The weak-but-real use is aggregate. A transcript whose confidence collapses across a whole stretch is telling you something about the audio, usually that it got noisy, distant, or overlapping. That is a useful quality flag even when individual scores are unreliable.

Use confidence to	Do not use confidence to
Rank which words to review first	Prove a word is correct
Trigger a clarifying question	Compare quality across two systems
Flag uncertain spans for an editor	Replace measuring accuracy on real data
Detect audio that went bad	Treat 0.9 as "90% right" without checking

A working split: confidence triages effort, it does not certify words. The right column is where people get burned.

Practical use of confidence thresholds

Two habits keep confidence honest. Calibrate the threshold against your own data: transcribe real audio, see what confidence level separates your correct and incorrect words, and set the cutoff there rather than at a number that sounded reasonable. The right threshold is a property of your audio and your model together, not a universal constant. And never let confidence replace measurement. The only way to know how accurate a system is on your audio is to measure it, with word error rate and the entity-level checks of beyond WER, on a real sample.

Common questions

Does a confidence of 0.95 mean the word is 95% likely to be correct?

Only if the system is well-calibrated, and neural recognizers are documented to be overconfident: a population scored 0.95 might be right only 85 percent of the time. Read it as the model's self-estimate, good for ranking words within one transcript, never as a literal probability you can trust without checking it on your own data.

Can a recognizer be confident and wrong at the same time?

Yes, and the most dangerous errors are often the most confident ones. Confidence measures agreement among the model's own hypotheses, not agreement with reality, so a misheard name or a hallucinated phrase scores high precisely because nothing in its candidates disagreed. Confidence is most trustworthy on easy words and least trustworthy on the hard ones where you needed it.

Should I drop or hide words below a confidence threshold?

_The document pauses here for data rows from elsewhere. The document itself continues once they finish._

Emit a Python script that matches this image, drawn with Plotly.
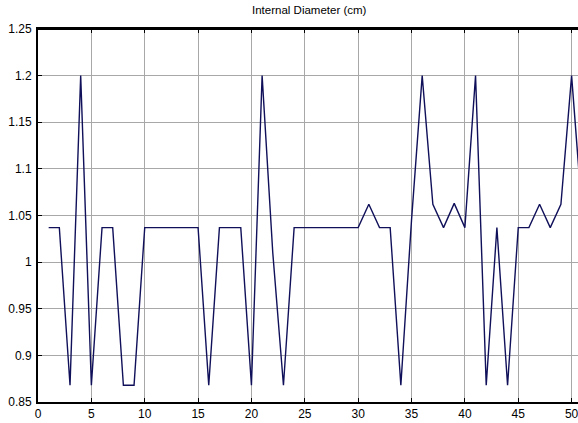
import plotly.graph_objects as go

x_index = list(range(1, 52))
diameter = [
    1.037, 1.037, 0.868, 1.2, 0.868, 1.037, 1.037, 0.868, 0.868, 1.037,
    1.037, 1.037, 1.037, 1.037, 1.037, 0.868, 1.037, 1.037, 1.037, 0.868,
    1.2, 1.01, 0.868, 1.037, 1.037, 1.037, 1.037, 1.037, 1.037, 1.037,
    1.062, 1.037, 1.037, 0.868, 1.045, 1.2, 1.062, 1.037, 1.063, 1.037,
    1.2, 0.868, 1.037, 0.868, 1.037, 1.037, 1.062, 1.037, 1.062, 1.2,
    1.05,
]
x_ticks = [0, 5, 10, 15, 20, 25, 30, 35, 40, 45, 50]
y_ticks = [0.85, 0.9, 0.95, 1.0, 1.05, 1.1, 1.15, 1.2, 1.25]

FONT = "Liberation Sans Narrow, Liberation Sans, Arial, sans-serif"

fig = go.Figure()
fig.add_trace(go.Scatter(
    x=x_index, y=diameter, mode="lines",
    line=dict(color="#10105a", width=1.4),
    showlegend=False, hoverinfo="skip",
))

fig.update_layout(
    width=578, height=423,
    margin=dict(l=38, r=0, t=29, b=21),
    paper_bgcolor="white", plot_bgcolor="white",
    title=dict(text="Internal Diameter (cm)", x=0.535, xanchor="center",
               y=0.985, yanchor="top", font=dict(family=FONT, size=11.5, color="black")),
    font=dict(family=FONT, size=11.5, color="black"),
    shapes=[dict(type="line", xref="paper", yref="paper", x0=0, x1=1, y0=1, y1=1,
                 line=dict(color="black", width=2), layer="above")],
)
fig.update_xaxes(
    range=[0, 50.6], tickvals=x_ticks, ticks="inside", ticklen=4, tickwidth=1,
    tickcolor="black", showline=True, linecolor="black", linewidth=2, mirror="allticks",
    showgrid=True, gridcolor="#a8a8a8", gridwidth=1, zeroline=False,
    tickfont=dict(family=FONT, size=12), ticklabelstandoff=0,
    ticklabeloverflow="allow",
)
fig.update_yaxes(
    range=[0.85, 1.25], tickvals=y_ticks, ticks="inside", ticklen=4, tickwidth=1,
    tickcolor="black", showline=True, linecolor="black", linewidth=2,
    showgrid=True, gridcolor="#a8a8a8", gridwidth=1, zeroline=False,
    tickfont=dict(family=FONT, size=12), ticklabelstandoff=2,
)

fig.write_html("out.html")
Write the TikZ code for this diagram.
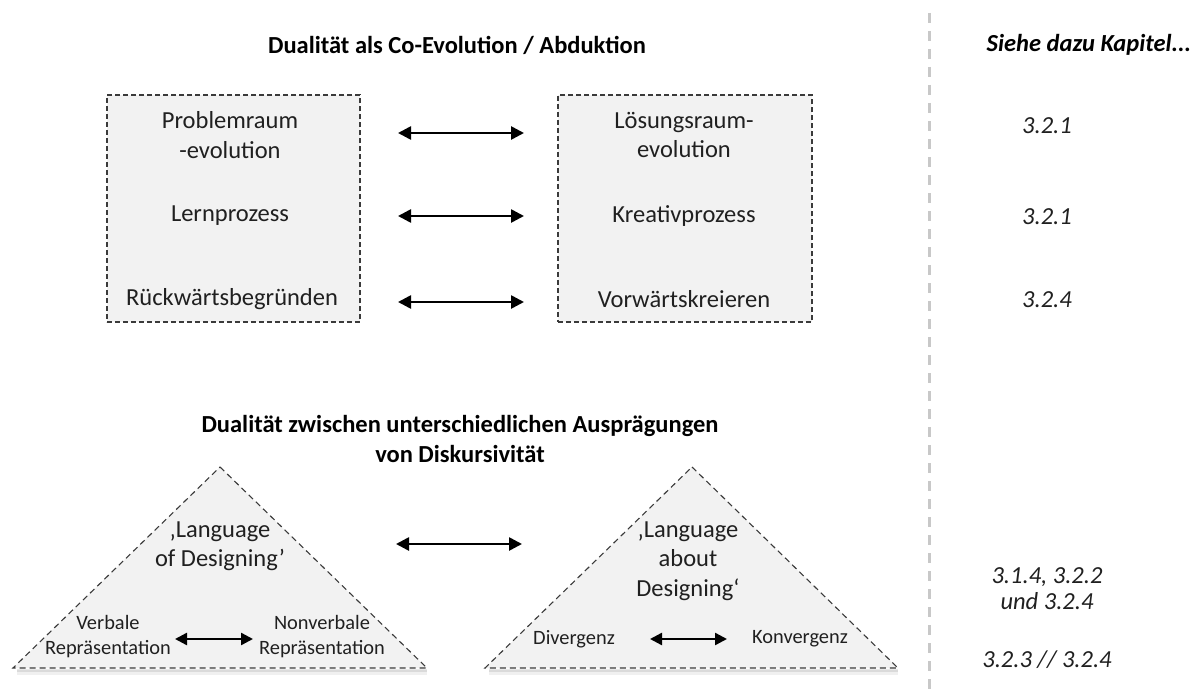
\documentclass[tikz,border=0pt]{standalone}
\usepackage{fontspec}
\setmainfont{Carlito}
\usetikzlibrary{arrows.meta}
\definecolor{panelfill}{HTML}{F2F2F2}
\definecolor{panelline}{HTML}{3A3A3A}
\definecolor{ink}{HTML}{202020}
\definecolor{divider}{HTML}{C8C8C8}
\begin{document}
\begin{tikzpicture}[x=1pt,y=-1pt,
  every node/.style={inner sep=0pt, text=ink},
  txt/.style={font=\fontsize{24.5}{29.5}\selectfont, align=center},
  small/.style={font=\fontsize{20.4}{25}\selectfont, align=center},
  heading/.style={font=\fontsize{24.5}{30}\selectfont\bfseries, align=center, text=black},
  ref/.style={font=\fontsize{24.5}{26}\selectfont\itshape, align=center},
  panel/.style={draw=panelline, fill=panelfill, line width=1.1pt, dash pattern=on 5pt off 3pt},
  dbl/.style={{Triangle[length=13pt,width=13pt]}-{Triangle[length=13pt,width=13pt]}, line width=2.6pt, black},
  dbls/.style={{Triangle[length=12pt,width=12pt]}-{Triangle[length=12pt,width=12pt]}, line width=2.4pt, black}]
\useasboundingbox (0,0) rectangle (1203,693);

% divider between diagram and chapter references
\coordinate (divtop) at (929,13);
\coordinate (divbot) at (929,693);
\draw[divider, line width=3pt, dash pattern=on 10pt off 8pt] (divtop) -- (divbot);

% ---------- upper part: co-evolution / abduction ----------
\node[heading] (title1) at (457,45) {Dualität als Co-Evolution / Abduktion};

\node[panel, minimum width=253pt, minimum height=227pt] (lbox) at (233.5,208.5) {};
\node[panel, minimum width=254pt, minimum height=227pt] (rbox) at (685,208.5) {};

\node[txt] (prob) at (230,135) {Problemraum\\-evolution};
\node[txt] (lern) at (230,216) {Lernprozess};
\node[txt] (rueck) at (232,299) {Rückwärtsbegründen};

\node[txt] (loes) at (684,135) {Lösungsraum-\\evolution};
\node[txt] (krea) at (684,216) {Kreativprozess};
\node[txt] (vorw) at (684,299) {Vorwärtskreieren};

\coordinate (a1l) at (398,133);  \coordinate (a1r) at (524,133);
\coordinate (a2l) at (398,216);  \coordinate (a2r) at (524,216);
\coordinate (a3l) at (398,302);  \coordinate (a3r) at (524,302);
\draw[dbl] (a1l) -- (a1r);
\draw[dbl] (a2l) -- (a2r);
\draw[dbl] (a3l) -- (a3r);

% ---------- lower part: forms of discursivity ----------
\node[heading] (title2) at (460,439) {Dualität zwischen unterschiedlichen Ausprägungen\\von Diskursivität};

% soft shadow under the triangle bases
\foreach \xa/\xb in {15/425, 487/896}{
  \draw[black, opacity=0.06, line width=5pt] (\xa+2,672) -- (\xb+2,672);
  \draw[black, opacity=0.09, line width=2.5pt] (\xa+2,670.5) -- (\xb+2,670.5);
}

\coordinate (t1top) at (220,467);
\coordinate (t1l) at (13,668);
\coordinate (t1r) at (427,668);
\draw[panel, dash pattern=on 6pt off 4pt] (t1top) -- (t1r) -- (t1l) -- cycle;

\coordinate (t2top) at (692,467);
\coordinate (t2l) at (485,668);
\coordinate (t2r) at (898,668);
\draw[panel, dash pattern=on 6pt off 4pt] (t2top) -- (t2r) -- (t2l) -- cycle;

\node[txt] (lod) at (220,546) {‚Language\\of Designing’};
\node[small] (verb) at (108,636.5) {Verbale\\Repräsentation};
\node[small] (nonv) at (322,636.5) {Nonverbale\\Repräsentation};
\coordinate (b1l) at (175,639); \coordinate (b1r) at (253,639);
\draw[dbls] (b1l) -- (b1r);

\node[txt] (lad) at (688,561) {‚Language\\about\\Designing‘};
\node[small] (div) at (574,639) {Divergenz};
\node[small] (konv) at (800,639) {Konvergenz};
\coordinate (b2l) at (650,639); \coordinate (b2r) at (727,639);
\draw[dbls] (b2l) -- (b2r);

\coordinate (mid1) at (396,544); \coordinate (mid2) at (522,544);
\draw[dbl] (mid1) -- (mid2);

% ---------- chapter references ----------
\node[font=\fontsize{24.5}{30}\selectfont\bfseries\itshape, text=black] (siehe) at (1089,45) {Siehe dazu Kapitel...};
\node[ref] (r1) at (1047,126) {3.2.1};
\node[ref] (r2) at (1047,217) {3.2.1};
\node[ref] (r3) at (1047,300) {3.2.4};
\node[ref] (r4) at (1047,589) {3.1.4, 3.2.2\\und 3.2.4};
\node[ref] (r5) at (1047,660) {3.2.3 // 3.2.4};
\end{tikzpicture}
\end{document}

No, not silently, and not on a borrowed cutoff. The right threshold is a property of your audio and model together, found by transcribing real audio and seeing what level separates your correct and incorrect words. Use confidence to route uncertain spans to review or trigger a clarifying question, where the score's relative ranking within one transcript actually holds.

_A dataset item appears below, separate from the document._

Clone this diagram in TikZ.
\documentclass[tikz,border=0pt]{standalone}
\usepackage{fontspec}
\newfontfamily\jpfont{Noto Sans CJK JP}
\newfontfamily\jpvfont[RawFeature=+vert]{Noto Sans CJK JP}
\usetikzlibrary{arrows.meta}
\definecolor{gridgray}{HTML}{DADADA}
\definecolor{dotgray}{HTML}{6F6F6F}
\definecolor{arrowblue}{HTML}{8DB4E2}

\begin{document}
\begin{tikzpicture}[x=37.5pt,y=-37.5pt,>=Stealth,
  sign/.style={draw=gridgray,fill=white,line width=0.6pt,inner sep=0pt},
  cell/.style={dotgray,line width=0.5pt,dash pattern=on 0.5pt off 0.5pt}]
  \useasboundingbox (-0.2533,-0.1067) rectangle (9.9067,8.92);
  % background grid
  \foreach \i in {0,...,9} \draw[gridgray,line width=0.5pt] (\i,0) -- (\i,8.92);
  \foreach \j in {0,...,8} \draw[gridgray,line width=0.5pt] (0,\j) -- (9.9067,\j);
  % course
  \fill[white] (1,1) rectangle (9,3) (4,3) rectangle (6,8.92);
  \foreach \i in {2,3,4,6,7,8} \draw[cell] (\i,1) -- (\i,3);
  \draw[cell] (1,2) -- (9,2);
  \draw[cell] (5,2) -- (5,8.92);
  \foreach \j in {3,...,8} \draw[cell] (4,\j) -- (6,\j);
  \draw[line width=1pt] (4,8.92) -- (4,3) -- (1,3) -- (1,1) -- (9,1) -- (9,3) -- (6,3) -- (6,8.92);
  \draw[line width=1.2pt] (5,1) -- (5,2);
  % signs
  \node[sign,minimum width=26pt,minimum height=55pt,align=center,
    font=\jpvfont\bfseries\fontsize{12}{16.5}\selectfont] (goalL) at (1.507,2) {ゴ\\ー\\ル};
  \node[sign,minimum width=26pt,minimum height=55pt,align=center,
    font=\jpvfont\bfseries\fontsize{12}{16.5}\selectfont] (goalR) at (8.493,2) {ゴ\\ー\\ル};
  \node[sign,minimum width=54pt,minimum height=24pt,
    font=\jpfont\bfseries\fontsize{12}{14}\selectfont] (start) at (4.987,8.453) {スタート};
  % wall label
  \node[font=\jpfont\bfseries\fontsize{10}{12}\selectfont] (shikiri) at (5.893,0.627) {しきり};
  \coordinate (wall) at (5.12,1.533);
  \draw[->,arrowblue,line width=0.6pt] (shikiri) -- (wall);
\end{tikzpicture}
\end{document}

Can I compare confidence scores between two speech-to-text providers?

No. Each system computes and scales confidence differently, so a 0.9 from one means nothing relative to a 0.9 from another, and the scores are honest only within a single transcript from a single system. Compare providers by measuring accuracy on the same audio with word error rate and entity-level checks.

References

Ogawa, A., Tawara, N., Kano, T., & Delcroix, M. (2023). BLSTM-Based Confidence Estimation for End-to-End Speech Recognition. arXiv preprint arXiv:2312.14609.
Guo, C., Pleiss, G., Sun, Y., & Weinberger, K. Q. (2017). On Calibration of Modern Neural Networks. Proceedings of the 34th International Conference on Machine Learning (ICML), PMLR 70.